Managing the ongoing symptoms of MS is challenging but can improve the person’s quality of life.
Managing the ongoing symptoms of MS is challenging but can improve the person's quality of life. The most common symptoms of MS are fatigue, problems with bowel movements and urination, weakness, and cognitive changes. Less common symptoms are pain, spasticity, depression, and, in severe cases, inability to walk.
Fatigue is the most common and often the most disabling symptom of MS. It may occur in several different forms:
- activity related fatigue
- fatigue due to deconditioning (not being in good shape)
- lassitude—also known as "MS fatigue"
Treatment of fatigue requires energy management, medications, rehabilitation, or a combination of all three programs. People can be referred to a physical or occupational therapist or a personal trainer to help them utilize energy conservation techniques. There are certain medications that can be prescribed to increase energy and can be prescribed by the MS clinician.
Bladder & Bowel Dysfunction
Bladder and bowel dysfunction can be an ongoing or intermittent problem in MS. Bladder frequency, waking up at night to void, and bladder accidents can be symptoms of this problem. Bowel dysfunction can result in constipation, bowel urgency, loss of control, and irregular bowel habits. Both problems should be discussed with the MS clinician and can be managed effectively. There are tests that can be performed to determine the source of the problem and there are medications and dietary changes that may improve function. The goal is to promote function without complications and to sustain a desired quality of life.
Weakness in multiple sclerosis can be related to an exacerbation or a flare-up or can be an ongoing problem. This is a difficult and challenging problem to manage if it is ongoing, as treatments are generally more effective if weakness is a transient problem. Ongoing problems with weakness can be addressed by rehabilitation and the appropriate use of assistive devices such as canes, walkers, motorized scooters and an ongoing program to promote fitness and wellness.
Cognitive changes related to MS can be obvious or very subtle. It is important to discuss them with your clinician and to have the deficits identified and treated. Newer rehabilitation services and the use of computer technology have been shown to be of great benefit to many people with MS.
Acute & Chronic Pain
Like symptoms of weakness, pain in MS can be acute or chronic. Acute pain can be managed with a combination of medications and rehabilitation services; chronic pain should be addressed by identifying potential triggering factors such as infection and can also be controlled by medications prescribed by the MS clinician.
MS spasticity can affect a person's mobility and comfort.
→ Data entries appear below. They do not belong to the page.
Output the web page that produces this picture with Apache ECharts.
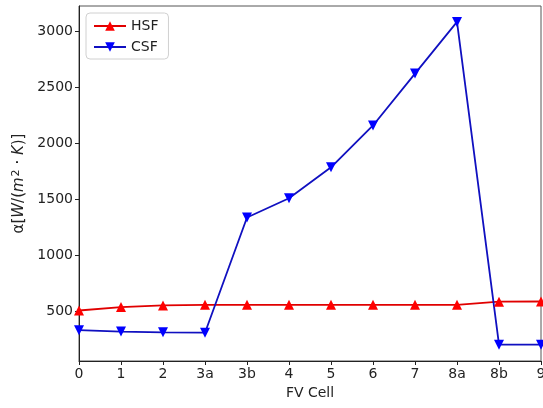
<!DOCTYPE html>
<html>
<head>
<meta charset="utf-8">
<script src="https://cdn.jsdelivr.net/npm/echarts@6/dist/echarts.min.js"></script>
<style>
    html, body {margin: 0; padding: 0; background: #fff;}
    #chart {width: 543px; height: 408px;}
</style>
</head>
<body>
<div id="chart"></div>
<script>
// FV cells along the x axis
const cells = ['0', '1', '2', '3a', '3b', '4', '5', '6', '7', '8a', '8b', '9'];
// heat transfer coefficient
const hsf = [510, 540, 555, 560, 560, 560, 560, 560, 560, 560, 588, 590];
const csf = [335, 322, 315, 312, 1338, 1510, 1785, 2158, 2620, 3080, 205, 205];
const yTicks = [500, 1000, 1500, 2000, 2500, 3000];

const FONT = 'DejaVu Sans';

let myChart = echarts.init(document.getElementById('chart'));

let option = {
    animation: false,
    textStyle: {fontFamily: FONT},
    grid: {
        left: 79, right: 2, top: 6, bottom: 47,
        outerBoundsMode: 'none',
        show: true, borderColor: '#555', borderWidth: 1
    },
    legend: {
        orient: 'vertical',
        left: 86, top: 13,
        padding: [6, 10, 5, 7],
        itemGap: 7,
        itemWidth: 32, itemHeight: 12,
        backgroundColor: 'rgba(255,255,255,0.8)',
        borderColor: '#d0d0d0', borderWidth: 1, borderRadius: 4,
        textStyle: {fontFamily: FONT, fontSize: 14, color: '#222'},
        data: ['HSF', 'CSF']
    },
    xAxis: {
        type: 'category',
        data: cells,
        boundaryGap: false,
        name: 'FV Cell',
        nameLocation: 'middle',
        nameGap: 25,
        nameTextStyle: {fontFamily: FONT, fontSize: 14, color: '#222'},
        axisLine: {lineStyle: {color: '#222', width: 1}},
        axisTick: {show: true, length: 4, inside: false, alignWithLabel: true, lineStyle: {color: '#222'}},
        axisLabel: {fontFamily: FONT, fontSize: 14, color: '#222', margin: 6, interval: 0},
        splitLine: {show: false}
    },
    yAxis: {
        type: 'value',
        min: 60,
        max: 3222,
        name: '{n|α[}{i|W}{n|/(}{i|m}{s|2}{n| · }{i|K}{n|)]}',
        nameLocation: 'middle',
        nameRotate: 90,
        nameGap: 51,
        nameTextStyle: {
            rich: {
                n: {fontFamily: FONT, fontSize: 15, color: '#222'},
                i: {fontFamily: FONT, fontSize: 15, color: '#222', fontStyle: 'italic'},
                s: {fontFamily: FONT, fontSize: 11, color: '#222', verticalAlign: 'top', padding: [0, 0, 6, 1]}
            }
        },
        axisLine: {show: true, lineStyle: {color: '#222', width: 1}},
        axisTick: {show: true, length: 4, customValues: yTicks, lineStyle: {color: '#222'}},
        axisLabel: {
            fontFamily: FONT, fontSize: 14, color: '#222', margin: 6,
            customValues: yTicks,
            formatter: function (v) { return String(v); }
        },
        splitLine: {show: false}
    },
    series: [
        {
            name: 'HSF',
            type: 'line',
            data: hsf,
            color: '#ff0000',
            symbol: 'triangle',
            symbolSize: 10,
            showAllSymbol: true,
            lineStyle: {width: 1.8, color: '#e00000'},
            itemStyle: {color: '#ff0000'}
        },
        {
            name: 'CSF',
            type: 'line',
            data: csf,
            color: '#0000ff',
            symbol: 'triangle',
            symbolRotate: 180,
            symbolSize: 10,
            showAllSymbol: true,
            lineStyle: {width: 1.8, color: '#1010c0'},
            itemStyle: {color: '#0000ff'}
        }
    ]
};

myChart.setOption(option);
</script>
</body>
</html>
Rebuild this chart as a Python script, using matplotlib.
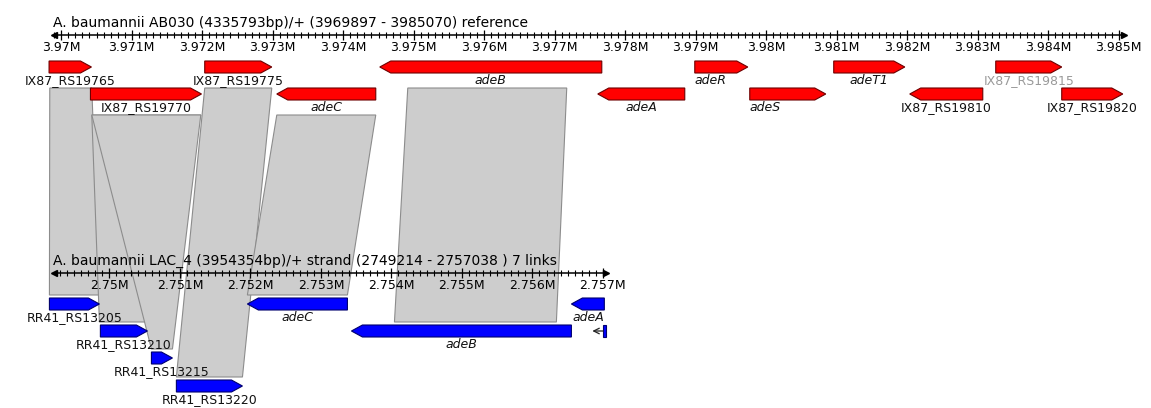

Spasticity can be defined as spasms or stiffness and may involve pain and discomfort. Regular exercise and stretching can reduce stiffness and improve function but the addition of medications may also be necessary.
Both clinical depression and a similar less severe emotional distress are common in people with MS. About 50% experience depression at some time during their illness. Referrals for counseling or psychiatric therapy along with medications would be appropriate for this challenging symptom.